**REQUEST**
Word for word, transcribe the lines below and drop the pictures.

**DATA**
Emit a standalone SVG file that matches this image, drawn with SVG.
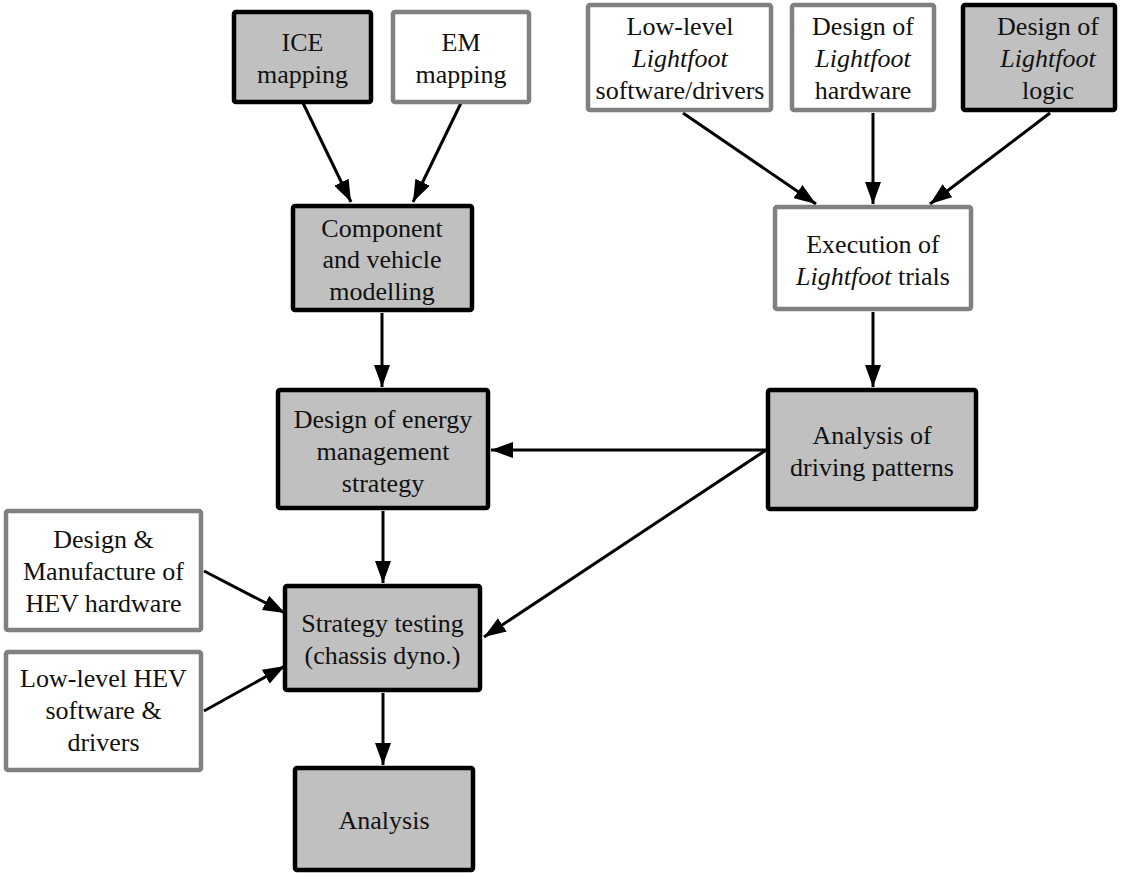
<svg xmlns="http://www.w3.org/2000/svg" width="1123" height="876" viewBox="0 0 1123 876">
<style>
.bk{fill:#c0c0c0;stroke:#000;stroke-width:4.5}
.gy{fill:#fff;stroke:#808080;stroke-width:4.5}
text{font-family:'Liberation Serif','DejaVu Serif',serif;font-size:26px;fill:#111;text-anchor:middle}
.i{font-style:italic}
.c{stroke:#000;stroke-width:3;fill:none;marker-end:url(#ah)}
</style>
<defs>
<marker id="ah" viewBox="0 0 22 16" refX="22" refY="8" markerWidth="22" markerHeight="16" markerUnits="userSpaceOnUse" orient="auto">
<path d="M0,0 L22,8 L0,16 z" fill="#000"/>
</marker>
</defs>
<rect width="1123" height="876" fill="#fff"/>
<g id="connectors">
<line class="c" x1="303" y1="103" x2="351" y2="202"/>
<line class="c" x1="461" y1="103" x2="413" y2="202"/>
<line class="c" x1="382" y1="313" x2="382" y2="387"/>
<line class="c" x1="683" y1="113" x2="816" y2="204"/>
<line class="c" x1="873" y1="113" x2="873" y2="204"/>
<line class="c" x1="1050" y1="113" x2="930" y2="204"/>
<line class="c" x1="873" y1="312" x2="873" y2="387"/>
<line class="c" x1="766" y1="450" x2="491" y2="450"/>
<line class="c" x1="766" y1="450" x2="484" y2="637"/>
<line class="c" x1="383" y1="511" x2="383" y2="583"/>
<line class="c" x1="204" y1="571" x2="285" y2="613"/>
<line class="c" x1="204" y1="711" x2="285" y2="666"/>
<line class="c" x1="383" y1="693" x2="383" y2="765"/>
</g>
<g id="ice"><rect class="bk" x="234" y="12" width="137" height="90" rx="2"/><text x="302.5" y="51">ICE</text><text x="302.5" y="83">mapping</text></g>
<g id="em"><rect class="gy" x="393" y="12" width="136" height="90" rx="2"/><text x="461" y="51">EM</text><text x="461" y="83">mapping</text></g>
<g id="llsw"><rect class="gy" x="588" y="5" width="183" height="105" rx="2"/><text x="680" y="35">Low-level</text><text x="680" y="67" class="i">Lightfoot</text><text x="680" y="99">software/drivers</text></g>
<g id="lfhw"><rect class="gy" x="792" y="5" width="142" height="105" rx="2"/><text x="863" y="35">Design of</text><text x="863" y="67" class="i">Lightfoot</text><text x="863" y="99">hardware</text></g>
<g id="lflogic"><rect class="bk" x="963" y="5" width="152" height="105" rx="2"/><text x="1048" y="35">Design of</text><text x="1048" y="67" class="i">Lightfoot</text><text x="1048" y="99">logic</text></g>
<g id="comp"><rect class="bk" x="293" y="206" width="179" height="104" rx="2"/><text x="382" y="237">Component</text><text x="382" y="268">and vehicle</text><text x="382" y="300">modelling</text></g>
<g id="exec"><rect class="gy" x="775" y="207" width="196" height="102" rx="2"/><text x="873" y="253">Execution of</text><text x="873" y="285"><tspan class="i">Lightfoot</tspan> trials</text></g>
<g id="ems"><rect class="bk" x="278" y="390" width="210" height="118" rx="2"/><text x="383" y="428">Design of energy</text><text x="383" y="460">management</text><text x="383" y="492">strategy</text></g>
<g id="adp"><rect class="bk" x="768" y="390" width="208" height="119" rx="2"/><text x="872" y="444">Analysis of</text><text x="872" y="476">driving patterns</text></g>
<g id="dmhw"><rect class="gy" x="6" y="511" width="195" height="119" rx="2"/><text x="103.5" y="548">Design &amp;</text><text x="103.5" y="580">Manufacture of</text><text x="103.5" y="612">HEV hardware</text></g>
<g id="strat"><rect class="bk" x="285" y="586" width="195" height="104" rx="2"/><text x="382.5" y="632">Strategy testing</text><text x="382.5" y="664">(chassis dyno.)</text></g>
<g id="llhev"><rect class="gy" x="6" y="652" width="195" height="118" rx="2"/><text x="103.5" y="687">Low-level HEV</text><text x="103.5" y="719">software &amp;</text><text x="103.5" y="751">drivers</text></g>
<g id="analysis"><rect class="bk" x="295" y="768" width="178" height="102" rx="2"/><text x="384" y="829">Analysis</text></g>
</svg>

**RESULT OF THIS EXERCISE**
Emit a standalone SVG file that matches this image, drawn with SVG.
<svg xmlns="http://www.w3.org/2000/svg" width="1123" height="876" viewBox="0 0 1123 876">
<style>
.bk{fill:#c0c0c0;stroke:#000;stroke-width:4.5}
.gy{fill:#fff;stroke:#808080;stroke-width:4.5}
text{font-family:'Liberation Serif','DejaVu Serif',serif;font-size:26px;fill:#111;text-anchor:middle}
.i{font-style:italic}
.c{stroke:#000;stroke-width:3;fill:none;marker-end:url(#ah)}
</style>
<defs>
<marker id="ah" viewBox="0 0 22 16" refX="22" refY="8" markerWidth="22" markerHeight="16" markerUnits="userSpaceOnUse" orient="auto">
<path d="M0,0 L22,8 L0,16 z" fill="#000"/>
</marker>
</defs>
<rect width="1123" height="876" fill="#fff"/>
<g id="connectors">
<line class="c" x1="303" y1="103" x2="351" y2="202"/>
<line class="c" x1="461" y1="103" x2="413" y2="202"/>
<line class="c" x1="382" y1="313" x2="382" y2="387"/>
<line class="c" x1="683" y1="113" x2="816" y2="204"/>
<line class="c" x1="873" y1="113" x2="873" y2="204"/>
<line class="c" x1="1050" y1="113" x2="930" y2="204"/>
<line class="c" x1="873" y1="312" x2="873" y2="387"/>
<line class="c" x1="766" y1="450" x2="491" y2="450"/>
<line class="c" x1="766" y1="450" x2="484" y2="637"/>
<line class="c" x1="383" y1="511" x2="383" y2="583"/>
<line class="c" x1="204" y1="571" x2="285" y2="613"/>
<line class="c" x1="204" y1="711" x2="285" y2="666"/>
<line class="c" x1="383" y1="693" x2="383" y2="765"/>
</g>
<g id="ice"><rect class="bk" x="234" y="12" width="137" height="90" rx="2"/><text x="302.5" y="51">ICE</text><text x="302.5" y="83">mapping</text></g>
<g id="em"><rect class="gy" x="393" y="12" width="136" height="90" rx="2"/><text x="461" y="51">EM</text><text x="461" y="83">mapping</text></g>
<g id="llsw"><rect class="gy" x="588" y="5" width="183" height="105" rx="2"/><text x="680" y="35">Low-level</text><text x="680" y="67" class="i">Lightfoot</text><text x="680" y="99">software/drivers</text></g>
<g id="lfhw"><rect class="gy" x="792" y="5" width="142" height="105" rx="2"/><text x="863" y="35">Design of</text><text x="863" y="67" class="i">Lightfoot</text><text x="863" y="99">hardware</text></g>
<g id="lflogic"><rect class="bk" x="963" y="5" width="152" height="105" rx="2"/><text x="1048" y="35">Design of</text><text x="1048" y="67" class="i">Lightfoot</text><text x="1048" y="99">logic</text></g>
<g id="comp"><rect class="bk" x="293" y="206" width="179" height="104" rx="2"/><text x="382" y="237">Component</text><text x="382" y="268">and vehicle</text><text x="382" y="300">modelling</text></g>
<g id="exec"><rect class="gy" x="775" y="207" width="196" height="102" rx="2"/><text x="873" y="253">Execution of</text><text x="873" y="285"><tspan class="i">Lightfoot</tspan> trials</text></g>
<g id="ems"><rect class="bk" x="278" y="390" width="210" height="118" rx="2"/><text x="383" y="428">Design of energy</text><text x="383" y="460">management</text><text x="383" y="492">strategy</text></g>
<g id="adp"><rect class="bk" x="768" y="390" width="208" height="119" rx="2"/><text x="872" y="444">Analysis of</text><text x="872" y="476">driving patterns</text></g>
<g id="dmhw"><rect class="gy" x="6" y="511" width="195" height="119" rx="2"/><text x="103.5" y="548">Design &amp;</text><text x="103.5" y="580">Manufacture of</text><text x="103.5" y="612">HEV hardware</text></g>
<g id="strat"><rect class="bk" x="285" y="586" width="195" height="104" rx="2"/><text x="382.5" y="632">Strategy testing</text><text x="382.5" y="664">(chassis dyno.)</text></g>
<g id="llhev"><rect class="gy" x="6" y="652" width="195" height="118" rx="2"/><text x="103.5" y="687">Low-level HEV</text><text x="103.5" y="719">software &amp;</text><text x="103.5" y="751">drivers</text></g>
<g id="analysis"><rect class="bk" x="295" y="768" width="178" height="102" rx="2"/><text x="384" y="829">Analysis</text></g>
</svg>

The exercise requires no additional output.